Set task:
Retype the data that follows line by line, exactly, and leave its pictures out.
* begin Raw data *
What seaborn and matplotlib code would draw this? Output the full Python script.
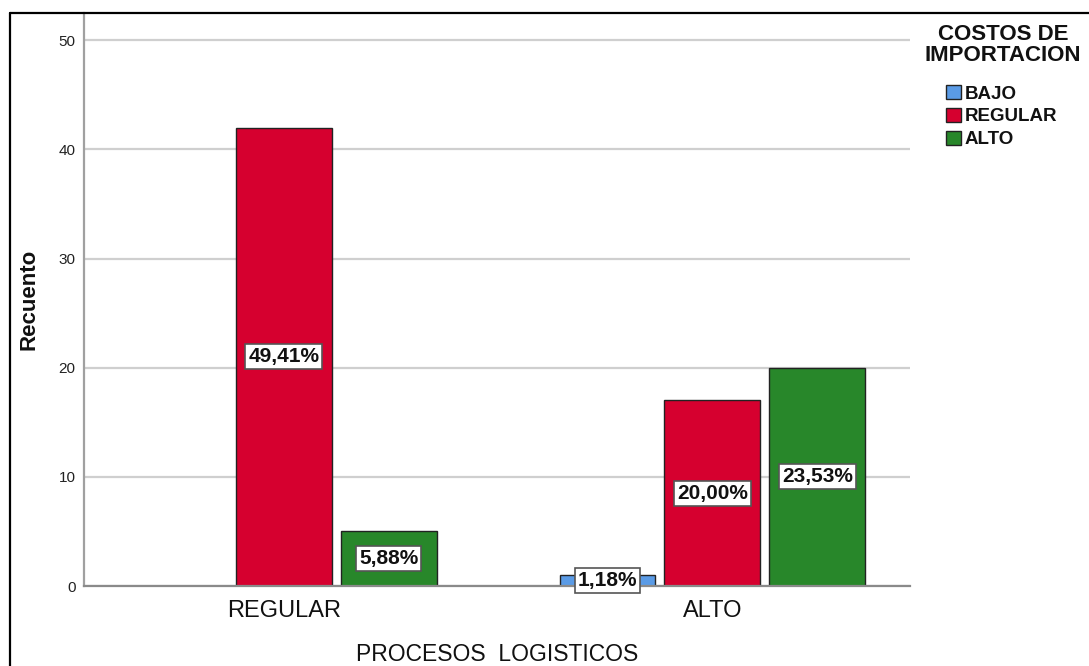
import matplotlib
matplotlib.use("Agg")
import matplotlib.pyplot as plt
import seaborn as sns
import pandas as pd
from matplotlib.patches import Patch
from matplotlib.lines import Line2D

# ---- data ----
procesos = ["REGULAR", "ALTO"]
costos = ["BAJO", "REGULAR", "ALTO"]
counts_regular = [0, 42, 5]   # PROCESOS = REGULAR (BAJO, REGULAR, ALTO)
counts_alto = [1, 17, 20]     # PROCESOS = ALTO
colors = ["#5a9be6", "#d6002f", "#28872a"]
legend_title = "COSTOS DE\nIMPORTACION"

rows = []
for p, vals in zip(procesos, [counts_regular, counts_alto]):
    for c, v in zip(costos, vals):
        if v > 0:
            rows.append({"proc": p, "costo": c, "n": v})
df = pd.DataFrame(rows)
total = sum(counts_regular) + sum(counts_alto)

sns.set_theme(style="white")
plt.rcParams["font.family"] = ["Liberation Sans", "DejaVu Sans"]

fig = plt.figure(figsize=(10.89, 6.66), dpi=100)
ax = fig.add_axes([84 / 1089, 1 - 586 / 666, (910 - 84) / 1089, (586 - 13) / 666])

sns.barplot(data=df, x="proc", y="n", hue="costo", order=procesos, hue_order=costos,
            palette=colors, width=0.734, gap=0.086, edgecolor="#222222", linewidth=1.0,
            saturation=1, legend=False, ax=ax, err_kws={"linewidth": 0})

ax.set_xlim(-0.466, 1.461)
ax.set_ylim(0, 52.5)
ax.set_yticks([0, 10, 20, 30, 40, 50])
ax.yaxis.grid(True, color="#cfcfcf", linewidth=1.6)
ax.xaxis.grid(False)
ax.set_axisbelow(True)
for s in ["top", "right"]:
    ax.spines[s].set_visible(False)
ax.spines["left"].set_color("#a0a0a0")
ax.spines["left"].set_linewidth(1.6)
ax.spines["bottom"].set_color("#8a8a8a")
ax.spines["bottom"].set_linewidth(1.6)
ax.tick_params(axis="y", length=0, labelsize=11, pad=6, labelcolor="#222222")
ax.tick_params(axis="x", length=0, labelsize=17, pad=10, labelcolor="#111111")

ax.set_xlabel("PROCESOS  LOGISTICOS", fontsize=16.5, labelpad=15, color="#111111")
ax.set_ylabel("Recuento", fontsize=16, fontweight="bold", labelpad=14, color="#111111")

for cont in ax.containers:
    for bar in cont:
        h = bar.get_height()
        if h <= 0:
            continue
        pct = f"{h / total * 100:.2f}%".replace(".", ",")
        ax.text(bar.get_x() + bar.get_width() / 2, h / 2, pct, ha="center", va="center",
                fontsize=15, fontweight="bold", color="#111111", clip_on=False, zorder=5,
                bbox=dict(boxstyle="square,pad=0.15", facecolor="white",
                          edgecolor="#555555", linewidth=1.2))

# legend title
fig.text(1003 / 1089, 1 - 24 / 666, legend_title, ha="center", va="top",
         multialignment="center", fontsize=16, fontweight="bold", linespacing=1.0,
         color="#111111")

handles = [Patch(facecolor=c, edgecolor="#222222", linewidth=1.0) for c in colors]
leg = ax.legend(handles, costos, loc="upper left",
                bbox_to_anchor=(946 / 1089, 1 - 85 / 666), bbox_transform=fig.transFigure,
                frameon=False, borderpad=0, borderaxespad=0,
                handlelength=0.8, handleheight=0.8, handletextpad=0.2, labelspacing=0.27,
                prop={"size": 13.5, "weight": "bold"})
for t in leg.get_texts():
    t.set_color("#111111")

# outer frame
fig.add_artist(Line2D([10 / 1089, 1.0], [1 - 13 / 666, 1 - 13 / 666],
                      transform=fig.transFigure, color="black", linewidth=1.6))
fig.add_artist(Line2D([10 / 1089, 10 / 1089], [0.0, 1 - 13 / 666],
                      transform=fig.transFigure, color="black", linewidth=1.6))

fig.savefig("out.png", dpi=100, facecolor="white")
* end Raw data *
Output below:
What seaborn and matplotlib code would draw this? Output the full Python script.
import matplotlib
matplotlib.use("Agg")
import matplotlib.pyplot as plt
import seaborn as sns
import pandas as pd
from matplotlib.patches import Patch
from matplotlib.lines import Line2D

# ---- data ----
procesos = ["REGULAR", "ALTO"]
costos = ["BAJO", "REGULAR", "ALTO"]
counts_regular = [0, 42, 5]   # PROCESOS = REGULAR (BAJO, REGULAR, ALTO)
counts_alto = [1, 17, 20]     # PROCESOS = ALTO
colors = ["#5a9be6", "#d6002f", "#28872a"]
legend_title = "COSTOS DE\nIMPORTACION"

rows = []
for p, vals in zip(procesos, [counts_regular, counts_alto]):
    for c, v in zip(costos, vals):
        if v > 0:
            rows.append({"proc": p, "costo": c, "n": v})
df = pd.DataFrame(rows)
total = sum(counts_regular) + sum(counts_alto)

sns.set_theme(style="white")
plt.rcParams["font.family"] = ["Liberation Sans", "DejaVu Sans"]

fig = plt.figure(figsize=(10.89, 6.66), dpi=100)
ax = fig.add_axes([84 / 1089, 1 - 586 / 666, (910 - 84) / 1089, (586 - 13) / 666])

sns.barplot(data=df, x="proc", y="n", hue="costo", order=procesos, hue_order=costos,
            palette=colors, width=0.734, gap=0.086, edgecolor="#222222", linewidth=1.0,
            saturation=1, legend=False, ax=ax, err_kws={"linewidth": 0})

ax.set_xlim(-0.466, 1.461)
ax.set_ylim(0, 52.5)
ax.set_yticks([0, 10, 20, 30, 40, 50])
ax.yaxis.grid(True, color="#cfcfcf", linewidth=1.6)
ax.xaxis.grid(False)
ax.set_axisbelow(True)
for s in ["top", "right"]:
    ax.spines[s].set_visible(False)
ax.spines["left"].set_color("#a0a0a0")
ax.spines["left"].set_linewidth(1.6)
ax.spines["bottom"].set_color("#8a8a8a")
ax.spines["bottom"].set_linewidth(1.6)
ax.tick_params(axis="y", length=0, labelsize=11, pad=6, labelcolor="#222222")
ax.tick_params(axis="x", length=0, labelsize=17, pad=10, labelcolor="#111111")

ax.set_xlabel("PROCESOS  LOGISTICOS", fontsize=16.5, labelpad=15, color="#111111")
ax.set_ylabel("Recuento", fontsize=16, fontweight="bold", labelpad=14, color="#111111")

for cont in ax.containers:
    for bar in cont:
        h = bar.get_height()
        if h <= 0:
            continue
        pct = f"{h / total * 100:.2f}%".replace(".", ",")
        ax.text(bar.get_x() + bar.get_width() / 2, h / 2, pct, ha="center", va="center",
                fontsize=15, fontweight="bold", color="#111111", clip_on=False, zorder=5,
                bbox=dict(boxstyle="square,pad=0.15", facecolor="white",
                          edgecolor="#555555", linewidth=1.2))

# legend title
fig.text(1003 / 1089, 1 - 24 / 666, legend_title, ha="center", va="top",
         multialignment="center", fontsize=16, fontweight="bold", linespacing=1.0,
         color="#111111")

handles = [Patch(facecolor=c, edgecolor="#222222", linewidth=1.0) for c in colors]
leg = ax.legend(handles, costos, loc="upper left",
                bbox_to_anchor=(946 / 1089, 1 - 85 / 666), bbox_transform=fig.transFigure,
                frameon=False, borderpad=0, borderaxespad=0,
                handlelength=0.8, handleheight=0.8, handletextpad=0.2, labelspacing=0.27,
                prop={"size": 13.5, "weight": "bold"})
for t in leg.get_texts():
    t.set_color("#111111")

# outer frame
fig.add_artist(Line2D([10 / 1089, 1.0], [1 - 13 / 666, 1 - 13 / 666],
                      transform=fig.transFigure, color="black", linewidth=1.6))
fig.add_artist(Line2D([10 / 1089, 10 / 1089], [0.0, 1 - 13 / 666],
                      transform=fig.transFigure, color="black", linewidth=1.6))

fig.savefig("out.png", dpi=100, facecolor="white")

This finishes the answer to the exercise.